[start of AVAILABLE DATA]
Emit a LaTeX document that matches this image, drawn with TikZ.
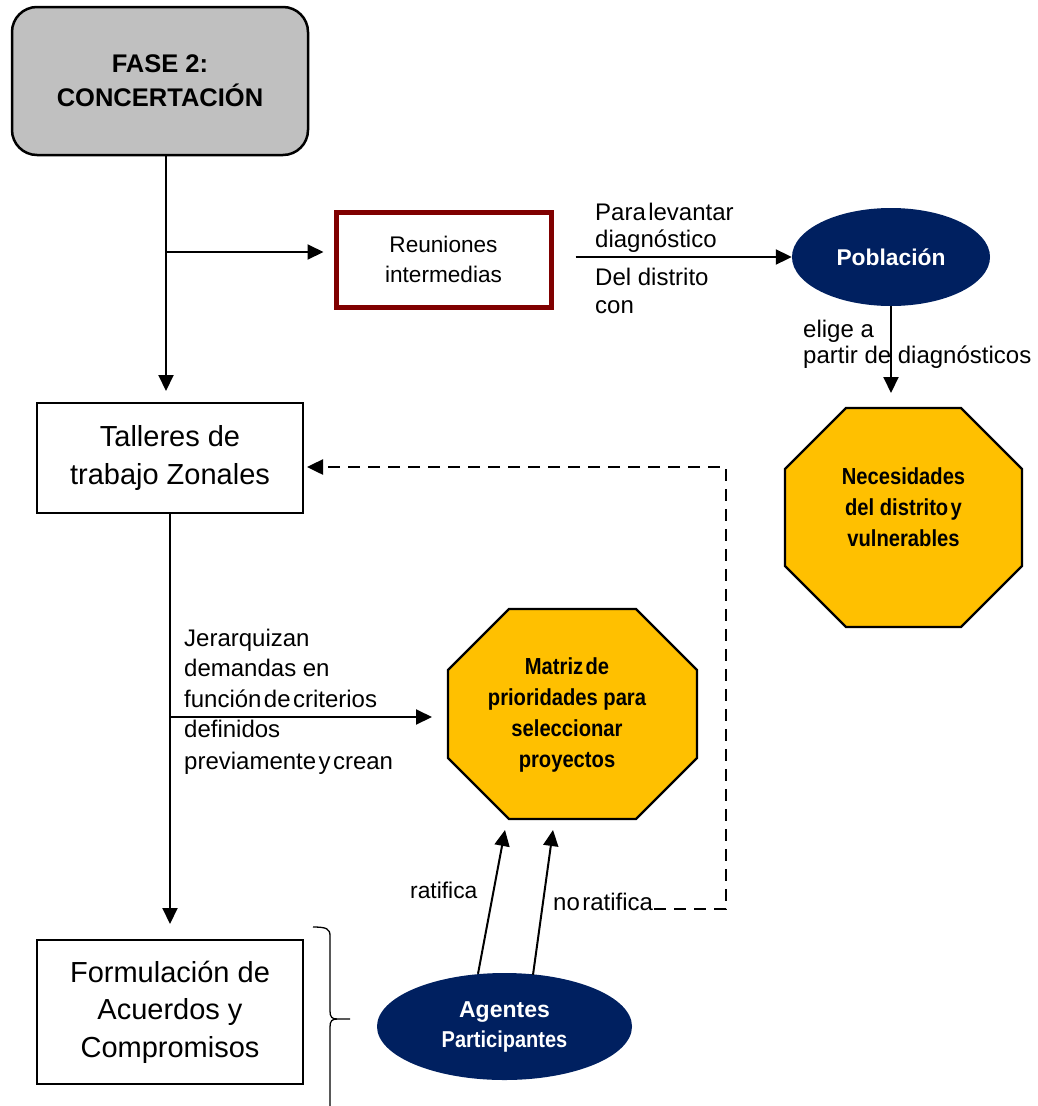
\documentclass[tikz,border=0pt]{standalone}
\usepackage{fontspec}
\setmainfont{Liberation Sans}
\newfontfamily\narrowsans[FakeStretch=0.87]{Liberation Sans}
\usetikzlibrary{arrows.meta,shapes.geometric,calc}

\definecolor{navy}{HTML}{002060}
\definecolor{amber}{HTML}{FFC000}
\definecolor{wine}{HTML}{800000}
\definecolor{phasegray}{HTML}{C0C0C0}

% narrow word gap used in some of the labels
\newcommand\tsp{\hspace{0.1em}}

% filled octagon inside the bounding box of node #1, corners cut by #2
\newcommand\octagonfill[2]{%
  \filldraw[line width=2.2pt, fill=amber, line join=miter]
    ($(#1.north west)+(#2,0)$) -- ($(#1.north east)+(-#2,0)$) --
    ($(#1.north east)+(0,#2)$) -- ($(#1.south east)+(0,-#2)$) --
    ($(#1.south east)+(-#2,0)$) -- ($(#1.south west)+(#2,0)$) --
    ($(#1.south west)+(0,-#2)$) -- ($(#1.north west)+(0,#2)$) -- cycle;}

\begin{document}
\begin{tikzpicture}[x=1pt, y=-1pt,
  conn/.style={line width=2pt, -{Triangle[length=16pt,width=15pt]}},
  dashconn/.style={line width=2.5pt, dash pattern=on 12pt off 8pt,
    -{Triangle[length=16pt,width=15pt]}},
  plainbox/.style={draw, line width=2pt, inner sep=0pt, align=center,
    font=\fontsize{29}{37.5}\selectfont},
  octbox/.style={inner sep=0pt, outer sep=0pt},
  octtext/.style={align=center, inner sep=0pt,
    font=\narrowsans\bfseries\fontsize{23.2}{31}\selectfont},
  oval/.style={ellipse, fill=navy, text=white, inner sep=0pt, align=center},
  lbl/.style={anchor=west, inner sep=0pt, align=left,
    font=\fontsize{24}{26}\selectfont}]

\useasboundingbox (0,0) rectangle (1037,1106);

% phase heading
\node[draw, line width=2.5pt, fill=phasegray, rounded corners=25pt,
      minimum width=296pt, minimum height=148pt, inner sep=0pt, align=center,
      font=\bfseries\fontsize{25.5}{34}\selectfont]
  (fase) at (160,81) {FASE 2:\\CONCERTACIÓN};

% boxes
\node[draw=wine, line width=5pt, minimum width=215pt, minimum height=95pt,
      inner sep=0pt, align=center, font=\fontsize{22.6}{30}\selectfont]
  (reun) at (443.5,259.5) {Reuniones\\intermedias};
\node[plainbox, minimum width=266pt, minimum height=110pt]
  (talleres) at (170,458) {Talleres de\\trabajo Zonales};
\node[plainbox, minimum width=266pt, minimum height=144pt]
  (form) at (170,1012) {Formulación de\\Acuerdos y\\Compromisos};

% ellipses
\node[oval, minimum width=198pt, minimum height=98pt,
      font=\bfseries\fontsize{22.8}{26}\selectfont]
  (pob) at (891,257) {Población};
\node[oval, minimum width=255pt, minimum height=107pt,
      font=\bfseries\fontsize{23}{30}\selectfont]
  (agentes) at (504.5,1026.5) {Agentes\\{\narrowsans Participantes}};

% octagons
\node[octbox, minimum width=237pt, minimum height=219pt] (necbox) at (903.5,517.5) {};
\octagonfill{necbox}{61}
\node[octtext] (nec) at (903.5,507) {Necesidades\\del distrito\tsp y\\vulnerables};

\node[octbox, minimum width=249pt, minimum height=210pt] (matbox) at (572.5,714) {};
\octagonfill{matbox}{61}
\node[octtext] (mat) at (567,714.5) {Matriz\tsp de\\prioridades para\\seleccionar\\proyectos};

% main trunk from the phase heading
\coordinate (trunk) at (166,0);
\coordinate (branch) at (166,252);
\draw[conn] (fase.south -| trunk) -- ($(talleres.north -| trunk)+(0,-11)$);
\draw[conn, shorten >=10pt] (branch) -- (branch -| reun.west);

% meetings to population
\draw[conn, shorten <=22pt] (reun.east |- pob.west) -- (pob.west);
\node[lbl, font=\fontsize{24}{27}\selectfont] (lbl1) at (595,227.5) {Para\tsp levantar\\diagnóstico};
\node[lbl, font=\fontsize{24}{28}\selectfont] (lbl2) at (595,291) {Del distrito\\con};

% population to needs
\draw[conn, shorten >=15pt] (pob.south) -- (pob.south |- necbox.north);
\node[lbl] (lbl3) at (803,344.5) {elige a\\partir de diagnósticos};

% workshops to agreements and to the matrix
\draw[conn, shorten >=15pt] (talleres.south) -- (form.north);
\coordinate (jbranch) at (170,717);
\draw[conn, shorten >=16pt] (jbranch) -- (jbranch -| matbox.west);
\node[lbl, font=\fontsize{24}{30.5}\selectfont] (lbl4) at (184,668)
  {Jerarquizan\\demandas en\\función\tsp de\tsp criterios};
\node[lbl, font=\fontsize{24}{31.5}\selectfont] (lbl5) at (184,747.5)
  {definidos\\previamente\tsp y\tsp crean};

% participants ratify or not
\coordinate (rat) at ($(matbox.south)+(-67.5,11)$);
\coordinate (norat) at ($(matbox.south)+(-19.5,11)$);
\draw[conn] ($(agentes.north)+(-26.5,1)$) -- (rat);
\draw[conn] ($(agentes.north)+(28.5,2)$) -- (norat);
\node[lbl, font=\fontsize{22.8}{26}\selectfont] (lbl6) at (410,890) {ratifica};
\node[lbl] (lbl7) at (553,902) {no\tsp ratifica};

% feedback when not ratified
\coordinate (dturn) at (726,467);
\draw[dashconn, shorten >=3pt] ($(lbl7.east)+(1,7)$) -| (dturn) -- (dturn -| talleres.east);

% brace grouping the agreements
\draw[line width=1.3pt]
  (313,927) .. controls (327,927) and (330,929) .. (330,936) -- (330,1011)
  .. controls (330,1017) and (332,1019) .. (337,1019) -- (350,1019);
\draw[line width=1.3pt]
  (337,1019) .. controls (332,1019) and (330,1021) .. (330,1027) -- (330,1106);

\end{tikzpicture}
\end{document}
[end of AVAILABLE DATA]
[INSTRUCTIONS TO FOLLOW]: Leave out the pictures and copy the rest of the material above exactly.

[ANSWER TO THE EXERCISE]:
Emit a LaTeX document that matches this image, drawn with TikZ.
\documentclass[tikz,border=0pt]{standalone}
\usepackage{fontspec}
\setmainfont{Liberation Sans}
\newfontfamily\narrowsans[FakeStretch=0.87]{Liberation Sans}
\usetikzlibrary{arrows.meta,shapes.geometric,calc}

\definecolor{navy}{HTML}{002060}
\definecolor{amber}{HTML}{FFC000}
\definecolor{wine}{HTML}{800000}
\definecolor{phasegray}{HTML}{C0C0C0}

% narrow word gap used in some of the labels
\newcommand\tsp{\hspace{0.1em}}

% filled octagon inside the bounding box of node #1, corners cut by #2
\newcommand\octagonfill[2]{%
  \filldraw[line width=2.2pt, fill=amber, line join=miter]
    ($(#1.north west)+(#2,0)$) -- ($(#1.north east)+(-#2,0)$) --
    ($(#1.north east)+(0,#2)$) -- ($(#1.south east)+(0,-#2)$) --
    ($(#1.south east)+(-#2,0)$) -- ($(#1.south west)+(#2,0)$) --
    ($(#1.south west)+(0,-#2)$) -- ($(#1.north west)+(0,#2)$) -- cycle;}

\begin{document}
\begin{tikzpicture}[x=1pt, y=-1pt,
  conn/.style={line width=2pt, -{Triangle[length=16pt,width=15pt]}},
  dashconn/.style={line width=2.5pt, dash pattern=on 12pt off 8pt,
    -{Triangle[length=16pt,width=15pt]}},
  plainbox/.style={draw, line width=2pt, inner sep=0pt, align=center,
    font=\fontsize{29}{37.5}\selectfont},
  octbox/.style={inner sep=0pt, outer sep=0pt},
  octtext/.style={align=center, inner sep=0pt,
    font=\narrowsans\bfseries\fontsize{23.2}{31}\selectfont},
  oval/.style={ellipse, fill=navy, text=white, inner sep=0pt, align=center},
  lbl/.style={anchor=west, inner sep=0pt, align=left,
    font=\fontsize{24}{26}\selectfont}]

\useasboundingbox (0,0) rectangle (1037,1106);

% phase heading
\node[draw, line width=2.5pt, fill=phasegray, rounded corners=25pt,
      minimum width=296pt, minimum height=148pt, inner sep=0pt, align=center,
      font=\bfseries\fontsize{25.5}{34}\selectfont]
  (fase) at (160,81) {FASE 2:\\CONCERTACIÓN};

% boxes
\node[draw=wine, line width=5pt, minimum width=215pt, minimum height=95pt,
      inner sep=0pt, align=center, font=\fontsize{22.6}{30}\selectfont]
  (reun) at (443.5,259.5) {Reuniones\\intermedias};
\node[plainbox, minimum width=266pt, minimum height=110pt]
  (talleres) at (170,458) {Talleres de\\trabajo Zonales};
\node[plainbox, minimum width=266pt, minimum height=144pt]
  (form) at (170,1012) {Formulación de\\Acuerdos y\\Compromisos};

% ellipses
\node[oval, minimum width=198pt, minimum height=98pt,
      font=\bfseries\fontsize{22.8}{26}\selectfont]
  (pob) at (891,257) {Población};
\node[oval, minimum width=255pt, minimum height=107pt,
      font=\bfseries\fontsize{23}{30}\selectfont]
  (agentes) at (504.5,1026.5) {Agentes\\{\narrowsans Participantes}};

% octagons
\node[octbox, minimum width=237pt, minimum height=219pt] (necbox) at (903.5,517.5) {};
\octagonfill{necbox}{61}
\node[octtext] (nec) at (903.5,507) {Necesidades\\del distrito\tsp y\\vulnerables};

\node[octbox, minimum width=249pt, minimum height=210pt] (matbox) at (572.5,714) {};
\octagonfill{matbox}{61}
\node[octtext] (mat) at (567,714.5) {Matriz\tsp de\\prioridades para\\seleccionar\\proyectos};

% main trunk from the phase heading
\coordinate (trunk) at (166,0);
\coordinate (branch) at (166,252);
\draw[conn] (fase.south -| trunk) -- ($(talleres.north -| trunk)+(0,-11)$);
\draw[conn, shorten >=10pt] (branch) -- (branch -| reun.west);

% meetings to population
\draw[conn, shorten <=22pt] (reun.east |- pob.west) -- (pob.west);
\node[lbl, font=\fontsize{24}{27}\selectfont] (lbl1) at (595,227.5) {Para\tsp levantar\\diagnóstico};
\node[lbl, font=\fontsize{24}{28}\selectfont] (lbl2) at (595,291) {Del distrito\\con};

% population to needs
\draw[conn, shorten >=15pt] (pob.south) -- (pob.south |- necbox.north);
\node[lbl] (lbl3) at (803,344.5) {elige a\\partir de diagnósticos};

% workshops to agreements and to the matrix
\draw[conn, shorten >=15pt] (talleres.south) -- (form.north);
\coordinate (jbranch) at (170,717);
\draw[conn, shorten >=16pt] (jbranch) -- (jbranch -| matbox.west);
\node[lbl, font=\fontsize{24}{30.5}\selectfont] (lbl4) at (184,668)
  {Jerarquizan\\demandas en\\función\tsp de\tsp criterios};
\node[lbl, font=\fontsize{24}{31.5}\selectfont] (lbl5) at (184,747.5)
  {definidos\\previamente\tsp y\tsp crean};

% participants ratify or not
\coordinate (rat) at ($(matbox.south)+(-67.5,11)$);
\coordinate (norat) at ($(matbox.south)+(-19.5,11)$);
\draw[conn] ($(agentes.north)+(-26.5,1)$) -- (rat);
\draw[conn] ($(agentes.north)+(28.5,2)$) -- (norat);
\node[lbl, font=\fontsize{22.8}{26}\selectfont] (lbl6) at (410,890) {ratifica};
\node[lbl] (lbl7) at (553,902) {no\tsp ratifica};

% feedback when not ratified
\coordinate (dturn) at (726,467);
\draw[dashconn, shorten >=3pt] ($(lbl7.east)+(1,7)$) -| (dturn) -- (dturn -| talleres.east);

% brace grouping the agreements
\draw[line width=1.3pt]
  (313,927) .. controls (327,927) and (330,929) .. (330,936) -- (330,1011)
  .. controls (330,1017) and (332,1019) .. (337,1019) -- (350,1019);
\draw[line width=1.3pt]
  (337,1019) .. controls (332,1019) and (330,1021) .. (330,1027) -- (330,1106);

\end{tikzpicture}
\end{document}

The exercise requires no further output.